Dann wurde ich um einen Zacken fortissimo: «Ich will jetzt nichts mehr hören. SIZILIEN RUFT!»

ES WAR NÄMLICH SIZILIEN, DAS ICH INNOCENT ZEIGEN WOLLTE.

Es gab drei Pluspunkte, mit denen ich den sturen Bock weichklopfte: das traumschöne Theater Bellini in Catania, wo erstmals die Norma ihre Casta Diva sang, der einäugige Zyklop, der in blinder Wut mit schwarzen Lavafelsen nach Odysseus’ Paddelboot geworfen hatte, und die abgeschnittenen Busen der heiligen Agathe, welcher die Sizilianer heute noch in der üppigen Verbindung von Biscuitkuchen, dicker Vanillecreme und Marzipanmantel huldigen.

Doch Pech: Bei der Oper streikte die Pförtner-Gewerkschaft, sodass wir nicht rein konnten.

Das mit dem Zyklop stellte sich als griechisches Märchen heraus.

Und von Agathas Marzipanküchlein wurde es Innocent so schlecht, dass er zwei traurige Stunden kiesend vor der WC-Schüssel kniete. Die Pasticceria beim Dom hatte nämlich versprochen: «Wer sechs schafft, bekommt das siebte umsonst!»

Muss ich noch mehr sagen?

Als erste Etappe hatte ich Syrakus ausgewählt. Es ist weiss Gott ein zauberhafter Ort.

Einer meiner sizilianischen Freunde hatte mir das Hotel mit dem vornehmen Namen «des Etrangers» empfohlen. Es wird dem Namen auch mehr als gerecht: very strange!

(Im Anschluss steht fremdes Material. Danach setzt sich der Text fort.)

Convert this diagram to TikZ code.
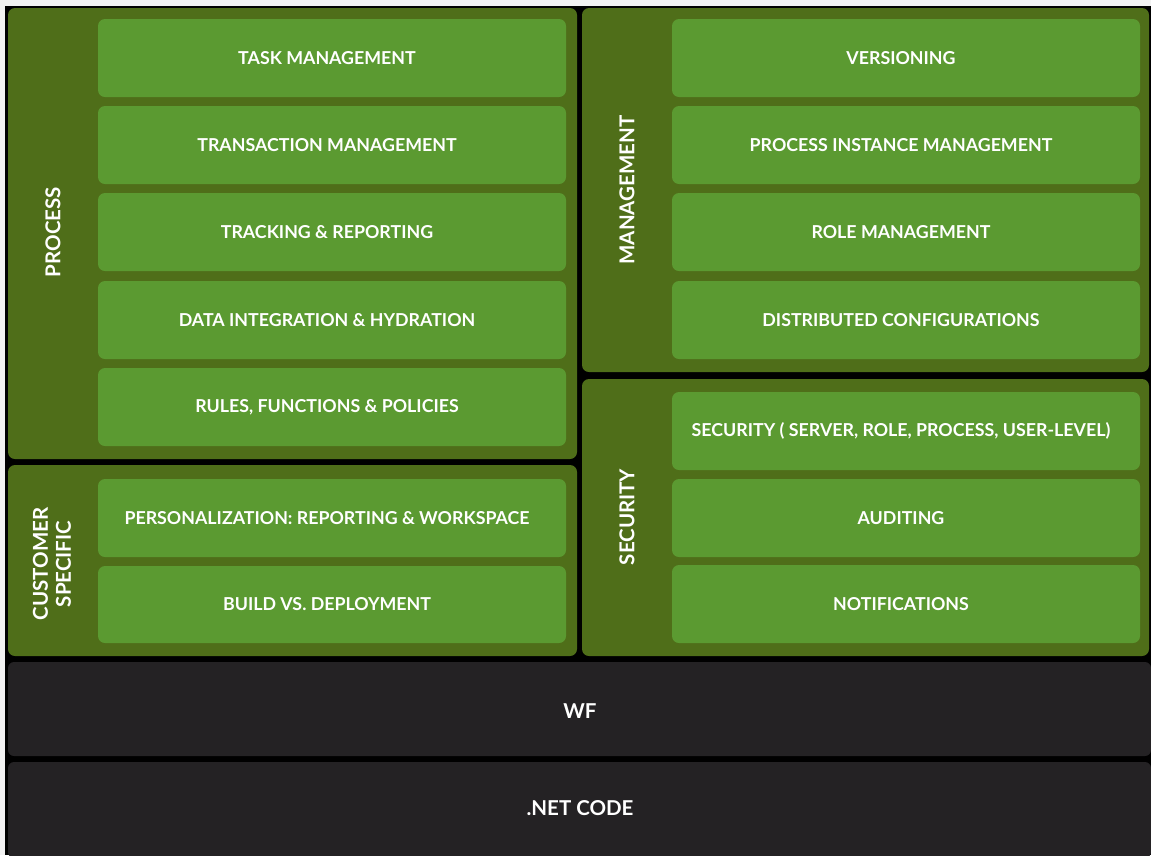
\documentclass[tikz,border=0pt]{standalone}
\usepackage{fontspec}
\setmainfont{Lato}
\definecolor{pagebg}{HTML}{F2F2F2}
\definecolor{panelgreen}{HTML}{4F6E19}
\definecolor{boxgreen}{HTML}{5B9A31}
\definecolor{basedark}{HTML}{242224}
\tikzset{
  panel/.style={fill=panelgreen, rounded corners=7pt},
  item/.style={fill=boxgreen, rounded corners=7pt},
  itemtext/.style={text=white, font=\bfseries\fontsize{17.8}{20}\selectfont},
  base/.style={fill=basedark, rounded corners=6pt},
  basetext/.style={text=white, font=\bfseries\fontsize{20.5}{23}\selectfont},
  sidelabel/.style={text=white, rotate=90, align=center, font=\bfseries\fontsize{20.5}{23}\selectfont},
}
\begin{document}
\begin{tikzpicture}[x=1pt,y=-1pt]
\useasboundingbox (0,0) rectangle (1151,855);
\fill[pagebg] (0,0) rectangle (1151,855);
\fill[black] (5,6) rectangle (1151,855);

% green panels
\path[panel] (8,8) rectangle (577,459);
\path[panel] (582,8) rectangle (1149,372);
\path[panel] (582,379) rectangle (1149,656);
\path[panel] (8,465) rectangle (577,656);

% side labels
\node[sidelabel] (lproc) at (53,232) {PROCESS};
\node[sidelabel] (lmgmt) at (627,190) {MANAGEMENT};
\node[sidelabel] (lsec) at (627,517) {SECURITY};
\node[sidelabel] (lcust) at (52,564) {CUSTOMER\\SPECIFIC};

% process and customer items
\foreach \nm/\ya/\yb/\txt in {
  task/19/97/TASK MANAGEMENT,
  trans/106/184/TRANSACTION MANAGEMENT,
  track/193/271/TRACKING \& REPORTING,
  data/281/359/DATA INTEGRATION \& HYDRATION,
  rules/368/446/{RULES, FUNCTIONS \& POLICIES},
  pers/479/557/PERSONALIZATION: REPORTING \& WORKSPACE,
  build/566/643/BUILD VS. DEPLOYMENT}
{
  \path[item] (98,\ya) rectangle (566,\yb);
  \node[itemtext] (\nm) at (327,{(\ya+\yb)/2}) {\txt};
}

% management and security items
\foreach \nm/\ya/\yb/\txt in {
  vers/19/97/VERSIONING,
  pim/106/184/PROCESS INSTANCE MANAGEMENT,
  role/193/271/ROLE MANAGEMENT,
  dist/281/359/DISTRIBUTED CONFIGURATIONS,
  secu/392/470/{SECURITY ( SERVER, ROLE, PROCESS, USER-LEVEL)},
  audit/479/557/AUDITING,
  notif/565/643/NOTIFICATIONS}
{
  \path[item] (672,\ya) rectangle (1140,\yb);
  \node[itemtext] (\nm) at (901,{(\ya+\yb)/2}) {\txt};
}

% platform layers
\path[base] (8,662) rectangle (1151,756);
\node[basetext] (wf) at (580,711) {WF};
\path[base] (8,762) rectangle (1151,858);
\node[basetext] (net) at (580,808) {.NET CODE};
\end{tikzpicture}
\end{document}
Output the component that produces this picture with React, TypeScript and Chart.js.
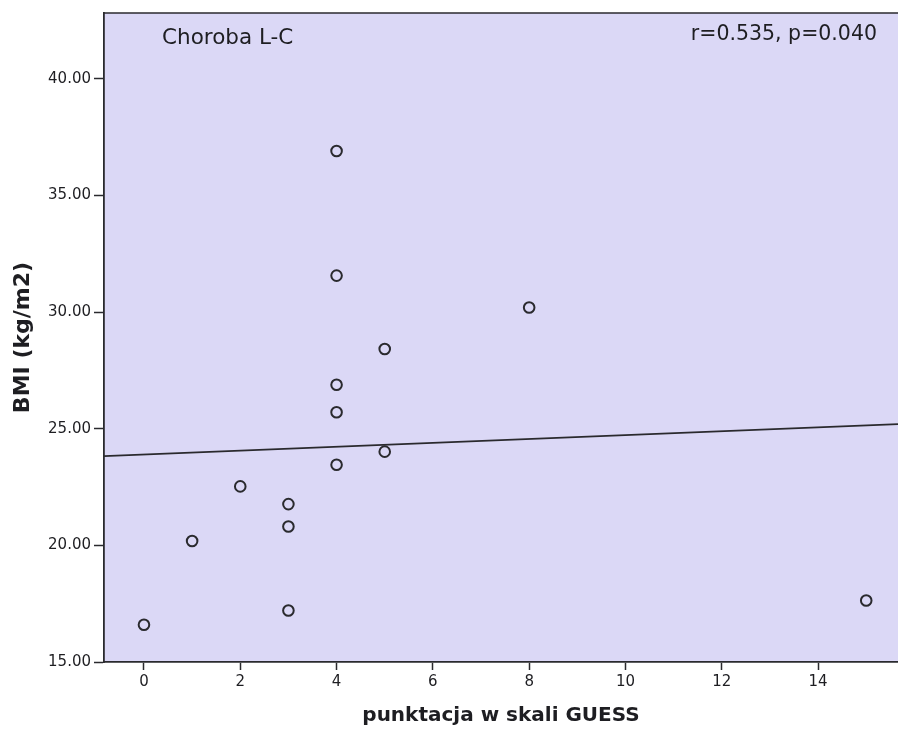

Innocent war schon auf hundert, als er neben dem Bett keine Steckdose für seine Apnoe-Maske fand. Er bellte die ganze Concierge-Crew zusammen. Fauchte die geplagten Menschen an, er lasse sich für so einen Wucherpreis nicht zum Affen machen. Und verlangte nach einer hotelgerechten elektrischen Fünf-Sterne-Einrichtung.

ES WAR EINER DIESER MOMENTE, WO SICH DIE MENSCHEN NEBEN IHM SEHR EINSAM FÜHLEN.

Ich zog stumm Leine. Tastete mich über Handy an meinen Freund Umberto heran. Und schrie nun laut um Hilfe.

SIEHE DA – ES WAR AUSGERECHNET UMBERTOS KOTZRÜBE LUCIA, DIE SICH UNERWARTETERWEISE ALS NÜTZLICH ERWIES.

Sie hat einen Vetter, der eine Schwester hat, deren Sohn mit der Tochter eines Handwerkers befreundet ist, der wiederum mit der Receptionistin eben jenes erwähnten Hotels eine Dreierbeziehung (der dritte ist ein Dobermann) führt.

So kommt es, dass wir unsere Koffer in einen andern Flügel wechseln durften. Dort ging die Aussicht allerdings nicht aufs Meer, sondern direkt in einen Liftschacht, aus dem leicht säuerliche Muschelwolken nach oben stiegen. Und weil es uns stank, sind wir hurtig aus dem Liftschacht-­Apartment zum Aperitif entflohen.

Wir haben Syrakus und seine 100 000 Touristen aus dem hohen Norden (die hier alle der Stadtheiligen Cäcilia huldigen) lieben gelernt – und wir haben schliesslich todmüde nach viermal einem «Halbeli», Wein, den sie hier Donna Fugata nennen, unsere Betten aufgesucht.

DOCH DAS WAR DANN DER TOTALE SCHOCK.

DIE BUDE LAG NÄMLICH AN DER WAND EINER DISCOTHEK. UND DIE ROCKTE SICH BIS ZUM ERSTEN HAHNENKRÄH EINEN RUNTER.

Innocent nahm einfach seine Stecker aus den Ohren und fragte: «Was iss?»

Er hörte nichts. Und pennte glücklich ein, wobei er mir vorher die Hand tätschelte: «Tante Gustel hatte total unrecht – Sizilien ist wirklich ein Traum!»

Ich träumte nicht – sondern ich dachte acht Stunden lang bei pochendem Hardrock in den Löffeln über den hölzernen Spruch «AM ANFANG STAND GOTT. UND DIE ARBEIT» nach.